_WHAT THE TASK REQUIRES_
Leaving out every picture, copy the lines of the data exactly, from the first through the line containing "RED = '#ff1010'".

------ SUPPLIED INFORMATION

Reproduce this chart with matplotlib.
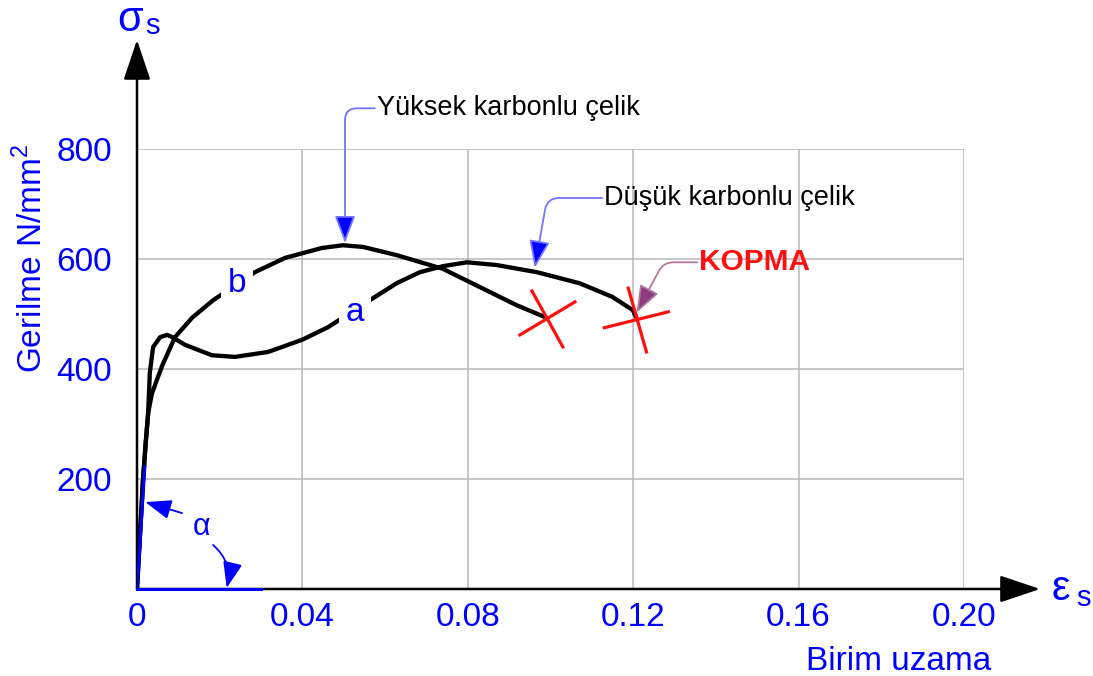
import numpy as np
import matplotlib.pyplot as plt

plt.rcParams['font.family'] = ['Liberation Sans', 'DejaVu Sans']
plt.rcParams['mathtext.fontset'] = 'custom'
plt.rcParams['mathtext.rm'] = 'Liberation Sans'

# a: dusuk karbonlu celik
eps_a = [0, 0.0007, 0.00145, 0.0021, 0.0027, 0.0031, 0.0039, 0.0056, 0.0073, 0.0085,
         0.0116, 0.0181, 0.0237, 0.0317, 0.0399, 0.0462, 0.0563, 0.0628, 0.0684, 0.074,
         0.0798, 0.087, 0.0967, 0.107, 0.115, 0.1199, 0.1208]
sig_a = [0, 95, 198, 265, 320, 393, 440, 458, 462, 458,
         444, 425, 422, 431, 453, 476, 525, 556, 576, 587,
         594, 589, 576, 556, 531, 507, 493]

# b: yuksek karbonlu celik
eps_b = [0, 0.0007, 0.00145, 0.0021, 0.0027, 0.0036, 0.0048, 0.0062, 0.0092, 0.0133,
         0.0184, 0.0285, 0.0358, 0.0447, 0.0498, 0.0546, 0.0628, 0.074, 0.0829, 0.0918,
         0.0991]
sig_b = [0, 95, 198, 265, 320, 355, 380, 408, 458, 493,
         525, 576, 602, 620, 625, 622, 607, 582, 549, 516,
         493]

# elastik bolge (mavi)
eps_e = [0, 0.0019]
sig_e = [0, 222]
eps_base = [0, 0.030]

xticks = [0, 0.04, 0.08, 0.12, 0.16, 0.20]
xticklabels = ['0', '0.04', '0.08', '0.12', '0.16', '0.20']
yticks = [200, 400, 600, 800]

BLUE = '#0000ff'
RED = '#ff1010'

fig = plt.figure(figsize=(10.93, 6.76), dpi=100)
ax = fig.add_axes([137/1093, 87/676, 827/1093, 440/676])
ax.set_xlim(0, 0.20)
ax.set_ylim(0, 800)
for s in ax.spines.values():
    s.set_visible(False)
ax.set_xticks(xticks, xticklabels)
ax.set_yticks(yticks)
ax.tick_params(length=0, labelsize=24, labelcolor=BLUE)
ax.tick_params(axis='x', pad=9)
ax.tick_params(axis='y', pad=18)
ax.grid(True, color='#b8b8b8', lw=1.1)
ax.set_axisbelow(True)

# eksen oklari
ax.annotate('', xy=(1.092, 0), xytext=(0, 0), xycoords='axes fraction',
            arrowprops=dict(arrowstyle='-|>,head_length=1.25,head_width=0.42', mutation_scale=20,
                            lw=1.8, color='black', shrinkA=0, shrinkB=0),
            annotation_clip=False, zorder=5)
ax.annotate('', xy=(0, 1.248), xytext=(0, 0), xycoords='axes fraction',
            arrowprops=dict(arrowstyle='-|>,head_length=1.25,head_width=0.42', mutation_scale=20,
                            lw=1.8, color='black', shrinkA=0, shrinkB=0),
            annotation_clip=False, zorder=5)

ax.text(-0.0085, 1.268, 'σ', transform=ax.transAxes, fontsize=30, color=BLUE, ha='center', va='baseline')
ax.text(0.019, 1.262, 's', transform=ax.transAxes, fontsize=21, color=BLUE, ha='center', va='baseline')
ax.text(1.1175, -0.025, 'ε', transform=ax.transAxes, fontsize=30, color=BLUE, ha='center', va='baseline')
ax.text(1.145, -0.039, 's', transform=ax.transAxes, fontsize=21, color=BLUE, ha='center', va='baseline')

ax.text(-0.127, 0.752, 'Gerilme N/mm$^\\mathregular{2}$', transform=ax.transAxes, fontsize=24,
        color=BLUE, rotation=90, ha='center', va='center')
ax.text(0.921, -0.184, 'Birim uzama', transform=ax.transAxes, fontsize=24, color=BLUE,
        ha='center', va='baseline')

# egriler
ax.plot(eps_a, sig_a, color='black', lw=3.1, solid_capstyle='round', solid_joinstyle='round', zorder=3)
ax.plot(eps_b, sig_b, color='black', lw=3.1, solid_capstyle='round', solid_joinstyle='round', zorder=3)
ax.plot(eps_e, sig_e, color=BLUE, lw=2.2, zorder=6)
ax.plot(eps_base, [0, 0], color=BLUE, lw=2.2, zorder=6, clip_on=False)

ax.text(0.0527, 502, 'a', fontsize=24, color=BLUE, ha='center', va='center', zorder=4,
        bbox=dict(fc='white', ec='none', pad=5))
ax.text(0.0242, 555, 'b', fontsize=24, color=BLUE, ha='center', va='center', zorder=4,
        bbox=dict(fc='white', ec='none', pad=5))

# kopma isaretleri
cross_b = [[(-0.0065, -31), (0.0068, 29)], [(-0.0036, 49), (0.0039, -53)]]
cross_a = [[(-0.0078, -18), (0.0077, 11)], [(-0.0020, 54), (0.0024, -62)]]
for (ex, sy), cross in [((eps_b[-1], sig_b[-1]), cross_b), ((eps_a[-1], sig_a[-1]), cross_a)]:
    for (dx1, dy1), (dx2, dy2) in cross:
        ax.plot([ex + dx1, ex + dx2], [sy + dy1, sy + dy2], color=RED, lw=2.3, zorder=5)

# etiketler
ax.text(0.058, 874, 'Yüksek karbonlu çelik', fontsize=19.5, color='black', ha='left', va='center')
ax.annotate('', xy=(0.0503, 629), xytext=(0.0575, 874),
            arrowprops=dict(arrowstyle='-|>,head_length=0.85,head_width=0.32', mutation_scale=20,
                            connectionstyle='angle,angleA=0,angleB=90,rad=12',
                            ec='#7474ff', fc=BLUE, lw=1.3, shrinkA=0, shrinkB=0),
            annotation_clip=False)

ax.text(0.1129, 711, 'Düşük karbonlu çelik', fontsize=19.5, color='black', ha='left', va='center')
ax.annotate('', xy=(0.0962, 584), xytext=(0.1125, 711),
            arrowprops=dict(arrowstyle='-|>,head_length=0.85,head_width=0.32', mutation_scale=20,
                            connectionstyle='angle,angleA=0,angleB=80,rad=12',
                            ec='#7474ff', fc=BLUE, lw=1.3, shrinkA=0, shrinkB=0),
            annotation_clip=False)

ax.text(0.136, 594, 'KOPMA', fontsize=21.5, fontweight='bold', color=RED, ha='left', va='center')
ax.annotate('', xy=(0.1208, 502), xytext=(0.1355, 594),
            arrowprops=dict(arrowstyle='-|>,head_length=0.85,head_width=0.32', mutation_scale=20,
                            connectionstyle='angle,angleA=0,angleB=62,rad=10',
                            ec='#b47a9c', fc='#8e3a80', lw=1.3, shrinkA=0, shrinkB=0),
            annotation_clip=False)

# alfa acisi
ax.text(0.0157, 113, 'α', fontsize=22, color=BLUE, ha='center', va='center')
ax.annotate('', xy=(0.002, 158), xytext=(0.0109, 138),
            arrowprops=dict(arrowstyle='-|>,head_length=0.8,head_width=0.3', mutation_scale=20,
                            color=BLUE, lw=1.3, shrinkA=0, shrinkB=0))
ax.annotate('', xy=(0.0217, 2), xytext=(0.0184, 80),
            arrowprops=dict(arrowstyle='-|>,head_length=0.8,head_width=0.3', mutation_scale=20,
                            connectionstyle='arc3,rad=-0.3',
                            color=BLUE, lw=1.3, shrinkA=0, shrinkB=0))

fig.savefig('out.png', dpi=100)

------------

_REPLY_
Reproduce this chart with matplotlib.
import numpy as np
import matplotlib.pyplot as plt

plt.rcParams['font.family'] = ['Liberation Sans', 'DejaVu Sans']
plt.rcParams['mathtext.fontset'] = 'custom'
plt.rcParams['mathtext.rm'] = 'Liberation Sans'

# a: dusuk karbonlu celik
eps_a = [0, 0.0007, 0.00145, 0.0021, 0.0027, 0.0031, 0.0039, 0.0056, 0.0073, 0.0085,
         0.0116, 0.0181, 0.0237, 0.0317, 0.0399, 0.0462, 0.0563, 0.0628, 0.0684, 0.074,
         0.0798, 0.087, 0.0967, 0.107, 0.115, 0.1199, 0.1208]
sig_a = [0, 95, 198, 265, 320, 393, 440, 458, 462, 458,
         444, 425, 422, 431, 453, 476, 525, 556, 576, 587,
         594, 589, 576, 556, 531, 507, 493]

# b: yuksek karbonlu celik
eps_b = [0, 0.0007, 0.00145, 0.0021, 0.0027, 0.0036, 0.0048, 0.0062, 0.0092, 0.0133,
         0.0184, 0.0285, 0.0358, 0.0447, 0.0498, 0.0546, 0.0628, 0.074, 0.0829, 0.0918,
         0.0991]
sig_b = [0, 95, 198, 265, 320, 355, 380, 408, 458, 493,
         525, 576, 602, 620, 625, 622, 607, 582, 549, 516,
         493]

# elastik bolge (mavi)
eps_e = [0, 0.0019]
sig_e = [0, 222]
eps_base = [0, 0.030]

xticks = [0, 0.04, 0.08, 0.12, 0.16, 0.20]
xticklabels = ['0', '0.04', '0.08', '0.12', '0.16', '0.20']
yticks = [200, 400, 600, 800]

BLUE = '#0000ff'
RED = '#ff1010'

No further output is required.